How did you get started in bodypainting?
My teacher, Bill Peacock at the Peacock Academy of Makeup Artistry had noticed the face painting I had been creating and suggested I try painting all over the body, I
painted lingerie on my model and loved the illusionary effect. I was hooked! I created my first body art in 1990, I guess I’m one of the pioneers of the art form with 27 years
under my belt!
Where are you from and where do you live now?
I am from Adelaide, Australia and its exactly where I live and work now. It’s a smaller city with wonderful artistic culture, beautiful beaches and wine regions in each direction.
When did you see the connection between the makeup you do and creating printed works of fine art with it?
I always wanted to be an artist so it was a perfect melding of that world and makeup artistry. Makeup artistry allowed me to be creative while I worked on technique and I created on the side. I was working with celebrities, body painting for my calendars but was feeling oppressed in what I was able to create on them due to time-frame and what they were comfortable doing, my first art exhibition ‘Petal’ was born from just wanting to create in my own space.
Your work is incredibly detailed. What is the trick in getting things to be so precise?
There is not really a trick, I wish I had more time to paint to be absolutely honest, I would prefer to go finer! It’s easier to add more detail on my most recent works that aren’t intended to ‘blend’ completely into their backgrounds, that way the model can sit still, rather than be standing for hours with fatigue, inhibiting both of us.
You paint your backdrops as well as do all of the makeup for your photos. Do you use the same products for creating both, the backgrounds and models?
No, I use acrylic paints on my backgrounds usually as I just destroy them afterwards and need a quick result. I use makeup on the human form, MAC Chromacakes and
metallic pigments, Paradise/Mehron and Kryolan Aquacolours, most are cake based paints.
You also photograph your own work. Have you always done so and how has controlling this aspect of the process effected your artistic decisions or the results?
I was a traditional makeup artist first, so I worked with great photographers for many years. I started asking them to shoot my artworks but the legalities of ownership and the question ‘who is the artist’ kept popping up in conversation. Late 2007 I had enlisted Andrew Dunbar, a fellow artist to shoot a new collection and when I arrived, he told me I was shooting my own work from now on and showed me how to do it. Since then, everything grew and my work was accepted into galleries. I really love shooting my creations now, it’s the final piece of the puzzle.

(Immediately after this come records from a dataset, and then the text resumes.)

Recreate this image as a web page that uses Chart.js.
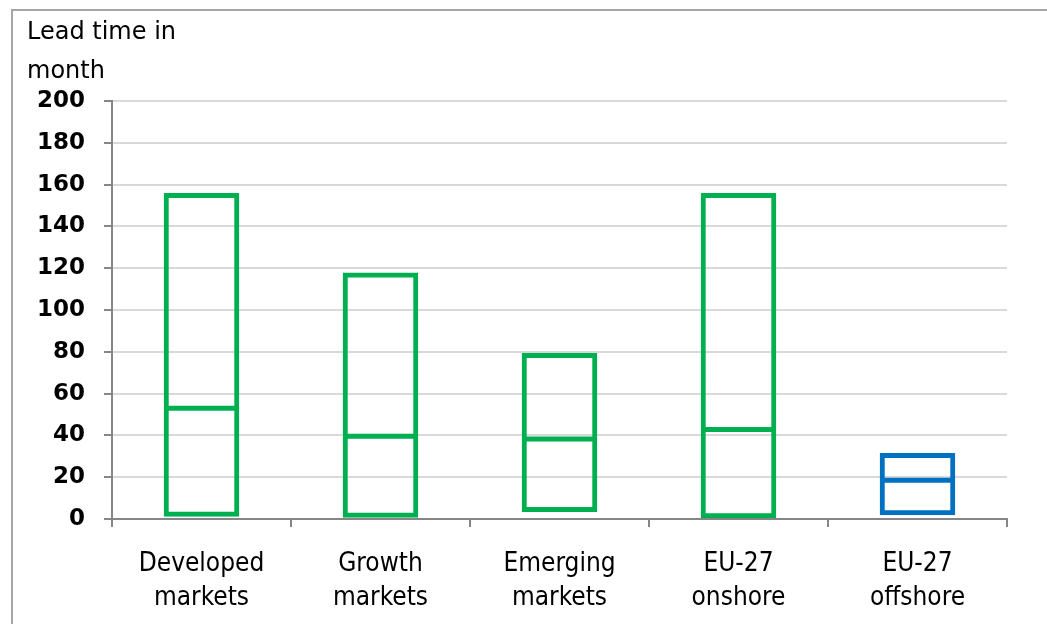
<!DOCTYPE html>
<html>
<head>
<meta charset="utf-8">
<script src="https://cdn.jsdelivr.net/npm/chart.js@4/dist/chart.umd.min.js"></script>
<style>
  html, body { margin: 0; padding: 0; background: #fff; }
  #wrap { position: relative; width: 1047px; height: 624px; }
  #frame {
    position: absolute; left: 11px; top: 9px; right: 0; bottom: 0;
    border-left: 2px solid #a6a6a6; border-top: 2px solid #a6a6a6;
    pointer-events: none;
  }
</style>
</head>
<body>
<div id="wrap">
  <canvas id="chart" width="1047" height="624"></canvas>
  <div id="frame"></div>
</div>
<script>
// Lead time ranges (min..max) and median per market
const categories = [['Developed', 'markets'], ['Growth', 'markets'], ['Emerging', 'markets'], ['EU-27', 'onshore'], ['EU-27', 'offshore']];
const minValues = [2, 1.5, 4.3, 1.3, 2.7];
const maxValues = [155, 117, 78.5, 155, 30.6];
const medianValues = [53, 39.6, 38.3, 42.8, 18.5];
const barColors = ['#00b050', '#00b050', '#00b050', '#00b050', '#0070c0'];
const yTicks = [0, 20, 40, 60, 80, 100, 120, 140, 160, 180, 200];

const BAR_SHARE = 0.40;

const ranges = minValues.map((lo, i) => [lo, maxValues[i]]);

new Chart(document.getElementById('chart'), {
  type: 'bar',
  data: {
    labels: categories,
    datasets: [
      {
        type: 'line',
        label: 'Median',
        data: medianValues,
        showLine: false,
        pointStyle: 'line',
        borderColor: barColors,
        pointBorderColor: barColors,
        pointBorderWidth: 5,
        pointRadius: ctx => ctx.chart.scales.x.width / categories.length * BAR_SHARE / 2,
        order: 0
      },
      {
        label: 'Range',
        data: ranges,
        backgroundColor: 'rgba(0,0,0,0)',
        borderColor: barColors,
        // thin border pushed out both ways, so the stroke sits centred on the value
        borderWidth: 1,
        inflateAmount: 2,
        borderSkipped: false,
        categoryPercentage: 1,
        barPercentage: BAR_SHARE,
        order: 1
      }
    ]
  },
  options: {
    responsive: false,
    animation: false,
    layout: { padding: { left: 27, right: 40, top: 0, bottom: 9 } },
    plugins: {
      legend: { display: false },
      tooltip: { enabled: false },
      title: {
        display: true,
        text: ['Lead time in', 'month'],
        align: 'start',
        color: '#000',
        font: { family: "'DejaVu Sans'", size: 24, weight: 'normal', lineHeight: 1.625 },
        padding: { top: 13, bottom: 10 }
      }
    },
    scales: {
      x: {
        afterFit: scale => { scale.height = 96; },
        grid: { drawOnChartArea: false, color: '#868686', tickColor: '#868686', lineWidth: 2, tickLength: 8 },
        border: { color: '#868686', width: 2 },
        ticks: {
          color: '#000',
          padding: 20,
          font: { family: "'DejaVu Sans Condensed', 'DejaVu Sans'", size: 26, lineHeight: 1.31 }
        }
      },
      y: {
        min: 0,
        max: 200,
        afterFit: scale => { scale.width = 85; },
        afterBuildTicks: scale => { scale.ticks = yTicks.map(v => ({ value: v })); },
        grid: { color: '#d9d9d9', tickColor: '#868686', lineWidth: 2, tickLength: 8 },
        border: { color: '#868686', width: 2 },
        ticks: {
          color: '#000',
          padding: 19,
          font: { family: "'DejaVu Sans'", size: 23, weight: 'bold' }
        }
      }
    }
  }
});
</script>
</body>
</html>
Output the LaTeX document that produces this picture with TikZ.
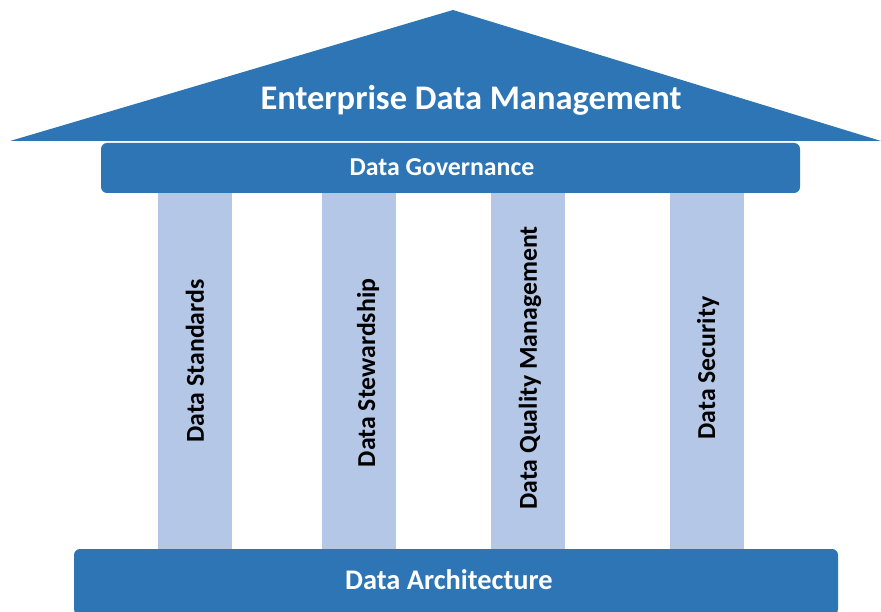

Do you use different products depending on the style of the work — graphic vs. more detail work, flora, etc?
Not really, but sometimes there might be a better color for a line that I might get to match what I need, the products are relatively similar in application.
What type brushes do you use for this work?
I use art brushes for my linear work, number 2, 4 and 6. I also use round, flat brushes, slightly graduated for smoothing lines and blending, angle brushes under eyes. No particular brand, they usually get destroyed over a few shoots from many hours left in water as I work.
Your work has evolved over a variety of different styles. Is there one that you enjoy producing the most?
It’s always my most recent that I like the best as that’s where my head space is at. So right now, my recent GEOMETRIC collection would have to be the answer. I love the poses and would like to expand this idea further, but with a different theme. I get bored easily so I am always changing it up.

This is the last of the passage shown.